Problem to solve:
Every line from the top of the records through the line containing "from matplotlib.ticker import" should be retyped exactly; the pictures should not.

##### Stored records #####

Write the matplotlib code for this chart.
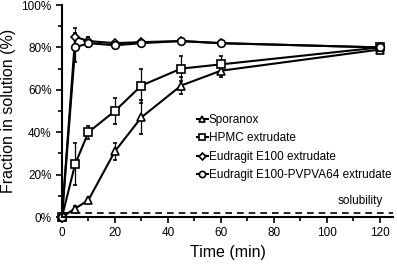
import matplotlib
matplotlib.use("Agg")
import matplotlib.pyplot as plt
from matplotlib.lines import Line2D
from matplotlib.ticker import MultipleLocator, PercentFormatter

plt.rcParams['font.family'] = ['Liberation Sans', 'DejaVu Sans']

time = [0, 5, 10, 20, 30, 45, 60, 120]

sporanox = [0, 4, 8, 31, 47, 62, 69, 79]
sporanox_err = [0, 1, 1, 4, 8, 4, 3, 1]
hpmc = [0, 25, 40, 50, 62, 70, 72, 80]
hpmc_err = [0, 10, 3, 6, 8, 6, 4, 1]
e100 = [0, 85, 83, 82, 82.5, 83, 82, 80]
e100_err = [0, 4, 2, 1, 1, 1, 1, 1]
pvpva = [0, 80, 82, 81, 82, 83, 82, 80]
pvpva_err = [0, 7, 2, 1, 1, 1, 1, 1]

labels = ["Sporanox", "HPMC extrudate", "Eudragit E100 extrudate",
          "Eudragit E100-PVPVA64 extrudate"]
series = [(sporanox, sporanox_err, '^'), (hpmc, hpmc_err, 's'),
          (e100, e100_err, 'D'), (pvpva, pvpva_err, 'o')]
solubility = 2

fig = plt.figure(figsize=(3.97, 2.64), dpi=100)
ax = fig.add_axes([0.156, 0.178, 0.834, 0.803])

handles = []
for (vals, err, m), lab in zip(series, labels):
    ms = 5.5 if m != 'D' else 4.5
    ax.errorbar(time, vals, yerr=err, color='black', lw=1.5, marker=m,
                markersize=ms, markerfacecolor='white',
                markeredgecolor='black', markeredgewidth=1.2,
                elinewidth=0.9, capsize=1.5, clip_on=False)
    handles.append(Line2D([], [], color='black', lw=1.5, marker=m,
                          markersize=ms - 1, markerfacecolor='white',
                          markeredgecolor='black', markeredgewidth=1.2))

ax.axhline(solubility, color='black', lw=1.2, ls=(0, (4, 3)))
ax.text(121, solubility + 2.5, "solubility", fontsize=8.5, ha='right', va='bottom')

ax.set_xlim(0, 125)
ax.set_ylim(0, 100)
ax.xaxis.set_major_locator(MultipleLocator(20))
ax.xaxis.set_minor_locator(MultipleLocator(10))
ax.yaxis.set_major_locator(MultipleLocator(20))
ax.yaxis.set_minor_locator(MultipleLocator(10))
ax.yaxis.set_major_formatter(PercentFormatter(decimals=0))
ax.tick_params(which='both', direction='out', width=1.2, labelsize=8.5)
ax.tick_params(which='major', length=4)
ax.tick_params(which='minor', length=3)
ax.spines['top'].set_visible(False)
ax.spines['right'].set_visible(False)
ax.spines['left'].set_linewidth(1.5)
ax.spines['bottom'].set_linewidth(1.5)

ax.set_xlabel("Time (min)", fontsize=11.5)
ax.set_ylabel("Fraction in solution (%)", fontsize=11.5)

ax.legend(handles, labels, loc='upper left', bbox_to_anchor=(0.39, 0.515),
          frameon=False, fontsize=8.5, handlelength=0.9, handletextpad=0.1,
          labelspacing=0.55, borderpad=0)

fig.savefig("out.png", dpi=100)
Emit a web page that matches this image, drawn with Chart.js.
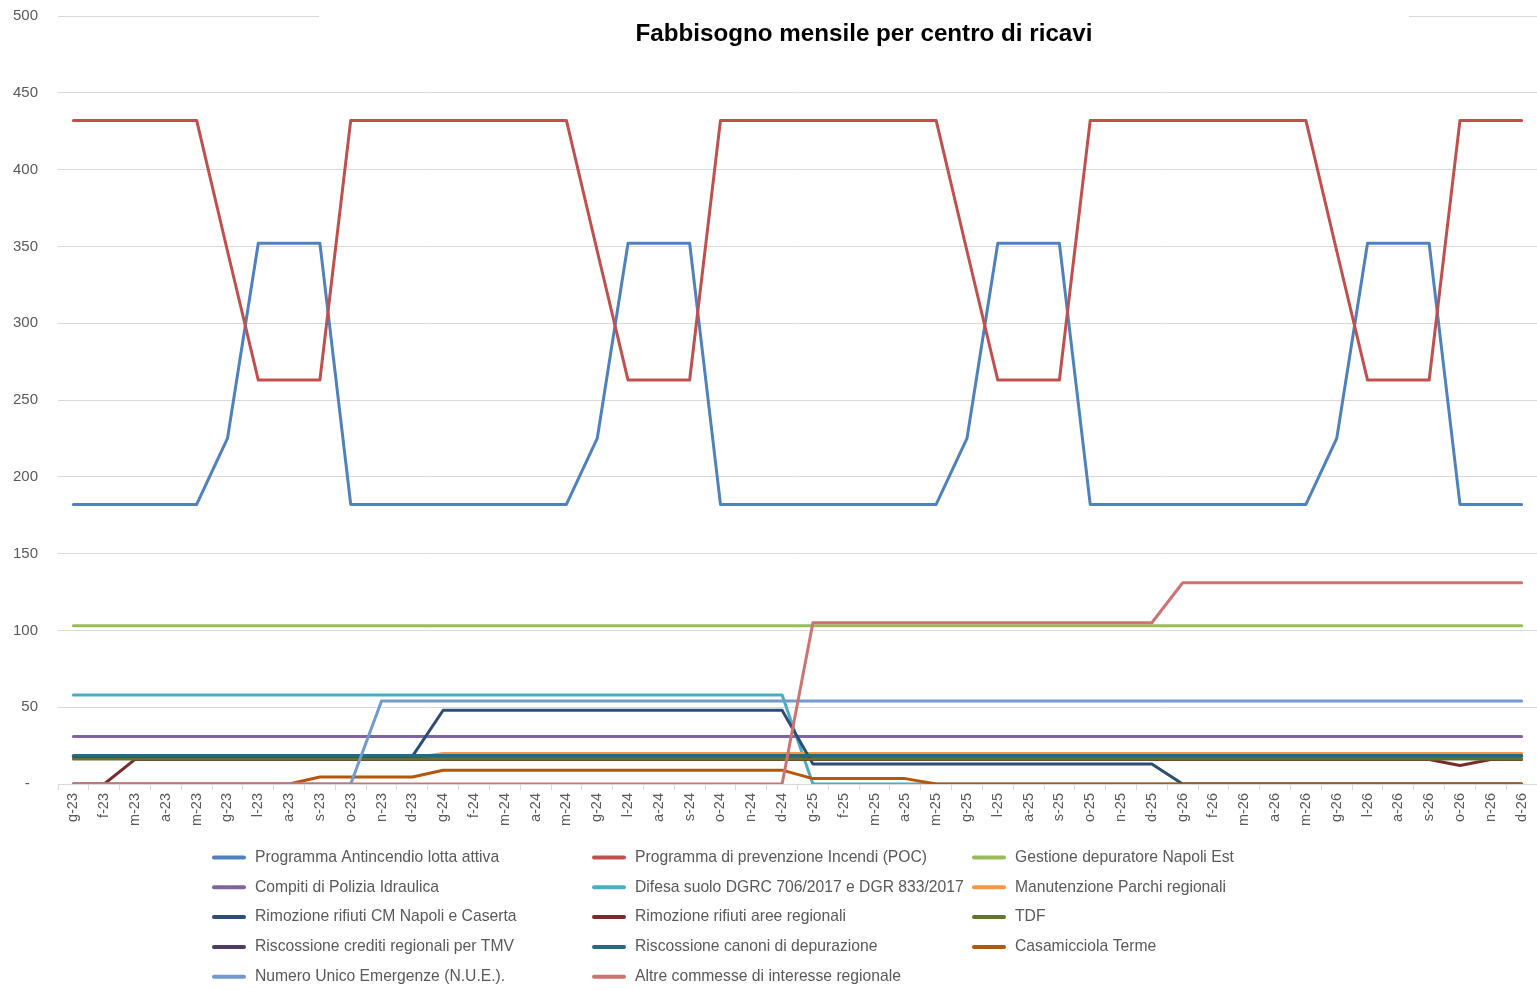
<!DOCTYPE html>
<html>
<head>
<meta charset="utf-8">
<script src="https://cdn.jsdelivr.net/npm/chart.js@4.4.1/dist/chart.umd.min.js"></script>
<style>
  body { margin: 0; background: #fff; }
  canvas { display: block; }
</style>
</head>
<body>
<canvas id="chart" width="1537" height="990"></canvas>
<script>
// --- data ---
const chartTitle = 'Fabbisogno mensile per centro di ricavi';

const months = [
  'g-23','f-23','m-23','a-23','m-23','g-23','l-23','a-23','s-23','o-23','n-23','d-23',
  'g-24','f-24','m-24','a-24','m-24','g-24','l-24','a-24','s-24','o-24','n-24','d-24',
  'g-25','f-25','m-25','a-25','m-25','g-25','l-25','a-25','s-25','o-25','n-25','d-25',
  'g-26','f-26','m-26','a-26','m-26','g-26','l-26','a-26','s-26','o-26','n-26','d-26'
];

const yTicks = [0, 50, 100, 150, 200, 250, 300, 350, 400, 450, 500];

const antincendio = [
  182,182,182,182,182,225,352,352,352,182,182,182,
  182,182,182,182,182,225,352,352,352,182,182,182,
  182,182,182,182,182,225,352,352,352,182,182,182,
  182,182,182,182,182,225,352,352,352,182,182,182
];
const prevenzione = [
  432,432,432,432,432,347,263,263,263,432,432,432,
  432,432,432,432,432,347,263,263,263,432,432,432,
  432,432,432,432,432,347,263,263,263,432,432,432,
  432,432,432,432,432,347,263,263,263,432,432,432
];
const depuratoreNapoliEst = [
  103,103,103,103,103,103,103,103,103,103,103,103,
  103,103,103,103,103,103,103,103,103,103,103,103,
  103,103,103,103,103,103,103,103,103,103,103,103,
  103,103,103,103,103,103,103,103,103,103,103,103
];
const poliziaIdraulica = [
  31,31,31,31,31,31,31,31,31,31,31,31,
  31,31,31,31,31,31,31,31,31,31,31,31,
  31,31,31,31,31,31,31,31,31,31,31,31,
  31,31,31,31,31,31,31,31,31,31,31,31
];
const difesaSuolo = [
  58,58,58,58,58,58,58,58,58,58,58,58,
  58,58,58,58,58,58,58,58,58,58,58,58,
  0,0,0,0,0,0,0,0,0,0,0,0,
  0,0,0,0,0,0,0,0,0,0,0,0
];
const parchiRegionali = [
  17,17,17,17,17,17,17,17,17,17,17,17,
  19.8,19.8,19.8,19.8,19.8,19.8,19.8,19.8,19.8,19.8,19.8,19.8,
  19.8,19.8,19.8,19.8,19.8,19.8,19.8,19.8,19.8,19.8,19.8,19.8,
  19.8,19.8,19.8,19.8,19.8,19.8,19.8,19.8,19.8,19.8,19.8,19.8
];
const rifiutiCM = [
  18,18,18,18,18,18,18,18,18,18,18,18,
  48,48,48,48,48,48,48,48,48,48,48,48,
  13,13,13,13,13,13,13,13,13,13,13,13,
  0,0,0,0,0,0,0,0,0,0,0,0
];
const rifiutiAree = [
  0,0,16,16,16,16,16,16,16,16,16,16,
  16,16,16,16,16,16,16,16,16,16,16,16,
  16,16,16,16,16,16,16,16,16,16,16,16,
  16,16,16,16,16,16,16,16,16,12,16,16
];
const tdf = [
  16.3,16.3,16.3,16.3,16.3,16.3,16.3,16.3,16.3,16.3,16.3,16.3,
  16.3,16.3,16.3,16.3,16.3,16.3,16.3,16.3,16.3,16.3,16.3,16.3,
  16.3,16.3,16.3,16.3,16.3,16.3,16.3,16.3,16.3,16.3,16.3,16.3,
  16.3,16.3,16.3,16.3,16.3,16.3,16.3,16.3,16.3,16.3,16.3,16.3
];
const creditiTMV = [
  18,18,18,18,18,18,18,18,18,18,18,18,
  18,18,18,18,18,18,18,18,18,18,18,18,
  18,18,18,18,18,18,18,18,18,18,18,18,
  18,18,18,18,18,18,18,18,18,18,18,18
];
const canoniDepurazione = [
  18.5,18.5,18.5,18.5,18.5,18.5,18.5,18.5,18.5,18.5,18.5,18.5,
  18.5,18.5,18.5,18.5,18.5,18.5,18.5,18.5,18.5,18.5,18.5,18.5,
  18.5,18.5,18.5,18.5,18.5,18.5,18.5,18.5,18.5,18.5,18.5,18.5,
  18.5,18.5,18.5,18.5,18.5,18.5,18.5,18.5,18.5,18.5,18.5,18.5
];
const casamicciola = [
  0,0,0,0,0,0,0,0,4.5,4.5,4.5,4.5,
  9,9,9,9,9,9,9,9,9,9,9,9,
  3.5,3.5,3.5,3.5,0,0,0,0,0,0,0,0,
  0,0,0,0,0,0,0,0,0,0,0,0
];
const nue = [
  0,0,0,0,0,0,0,0,0,0,54,54,
  54,54,54,54,54,54,54,54,54,54,54,54,
  54,54,54,54,54,54,54,54,54,54,54,54,
  54,54,54,54,54,54,54,54,54,54,54,54
];
const altreCommesse = [
  0,0,0,0,0,0,0,0,0,0,0,0,
  0,0,0,0,0,0,0,0,0,0,0,0,
  105,105,105,105,105,105,105,105,105,105,105,105,
  131,131,131,131,131,131,131,131,131,131,131,131
];

const seriesNames = [
  'Programma Antincendio lotta attiva',
  'Programma di prevenzione Incendi (POC)',
  'Gestione depuratore Napoli Est',
  'Compiti di Polizia Idraulica',
  'Difesa suolo DGRC 706/2017 e DGR 833/2017',
  'Manutenzione Parchi regionali',
  'Rimozione rifiuti CM Napoli e Caserta',
  'Rimozione rifiuti aree regionali',
  'TDF',
  'Riscossione crediti regionali per TMV',
  'Riscossione canoni di depurazione',
  'Casamicciola Terme',
  'Numero Unico Emergenze (N.U.E.).',
  'Altre commesse di interesse regionale'
];
const seriesValues = [
  antincendio, prevenzione, depuratoreNapoliEst, poliziaIdraulica, difesaSuolo,
  parchiRegionali, rifiutiCM, rifiutiAree, tdf, creditiTMV, canoniDepurazione,
  casamicciola, nue, altreCommesse
];
const seriesColors = [
  '#4F81BD', '#C0504D', '#9BBB59', '#8064A2', '#4BACC6', '#F79646',
  '#2C4D75', '#772C2A', '#5F7530', '#4D3B62', '#276A7C', '#B65708',
  '#729ACA', '#CD7371'
];

Chart.defaults.font.family = '"Liberation Sans", Arial, sans-serif';

// Excel-like title sitting inside the plot, on a white box over the top gridline
const titlePlugin = {
  id: 'excelTitle',
  beforeDatasetsDraw(chart) {
    const ctx = chart.ctx;
    ctx.save();
    ctx.fillStyle = '#ffffff';
    ctx.fillRect(319, 0, 1090, 55);
    ctx.fillStyle = '#000000';
    ctx.font = 'bold 24.2px "Liberation Sans", Arial, sans-serif';
    ctx.textAlign = 'center';
    ctx.textBaseline = 'middle';
    ctx.fillText(chartTitle, 864, 34);
    ctx.restore();
  }
};

// three-column legend under the axis
const legendPlugin = {
  id: 'gridLegend',
  afterDraw(chart) {
    const ctx = chart.ctx;
    const colX = [212, 592, 972];
    const rowTop = 857.5;
    const rowH = 29.8;
    ctx.save();
    ctx.font = '15.7px "Liberation Sans", Arial, sans-serif';
    ctx.textBaseline = 'middle';
    ctx.textAlign = 'left';
    chart.data.datasets.forEach((ds, i) => {
      const x = colX[i % 3];
      const y = rowTop + Math.floor(i / 3) * rowH;
      ctx.strokeStyle = ds.borderColor;
      ctx.lineWidth = 4;
      ctx.lineCap = 'round';
      ctx.beginPath();
      ctx.moveTo(x + 2, y);
      ctx.lineTo(x + 32, y);
      ctx.stroke();
      ctx.fillStyle = '#595959';
      ctx.fillText(ds.label, x + 43, y);
    });
    ctx.restore();
  }
};

const datasets = seriesNames.map((name, i) => ({
  label: name,
  data: seriesValues[i],
  borderColor: seriesColors[i],
  backgroundColor: seriesColors[i],
  borderWidth: 3,
  pointRadius: 0,
  tension: 0,
  borderCapStyle: 'round',
  borderJoinStyle: 'round',
  fill: false,
  order: seriesNames.length - i   // first series at the bottom, like Excel
}));

new Chart(document.getElementById('chart'), {
  type: 'line',
  data: { labels: months, datasets },
  plugins: [titlePlugin, legendPlugin],
  options: {
    responsive: false,
    animation: false,
    events: [],
    layout: { padding: { top: 16, right: 0, left: 0, bottom: 0 } },
    plugins: {
      legend: { display: false },
      title: { display: false },
      tooltip: { enabled: false }
    },
    scales: {
      x: {
        offset: true,
        afterFit: (scale) => {
          scale.height = 206;
          scale.paddingTop = 0;
          scale.paddingBottom = 0;
          scale.paddingLeft = 0;
          scale.paddingRight = 0;
        },
        grid: {
          offset: true,
          drawOnChartArea: false,
          drawTicks: true,
          tickLength: 6,
          color: '#d9d9d9'
        },
        border: { display: true, color: '#d9d9d9', width: 1 },
        ticks: {
          autoSkip: false,
          maxRotation: 90,
          minRotation: 90,
          padding: 3,
          color: '#595959',
          font: { size: 14.5 }
        }
      },
      y: {
        min: yTicks[0],
        max: yTicks[yTicks.length - 1],
        afterFit: (scale) => {
          scale.width = 58;
          scale.paddingTop = 0;
          scale.paddingBottom = 0;
        },
        afterBuildTicks: (scale) => { scale.ticks = yTicks.map(v => ({ value: v })); },
        grid: { color: '#d9d9d9', drawTicks: false, lineWidth: 1 },
        border: { display: false },
        ticks: {
          padding: 20,
          color: '#595959',
          font: { size: 15 },
          callback: (v) => (v === 0 ? '-  ' : String(v))
        }
      }
    }
  }
});
</script>
</body>
</html>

#####

Solution to the problem:
Write the matplotlib code for this chart.
import matplotlib
matplotlib.use("Agg")
import matplotlib.pyplot as plt
from matplotlib.lines import Line2D
from matplotlib.ticker import MultipleLocator, PercentFormatter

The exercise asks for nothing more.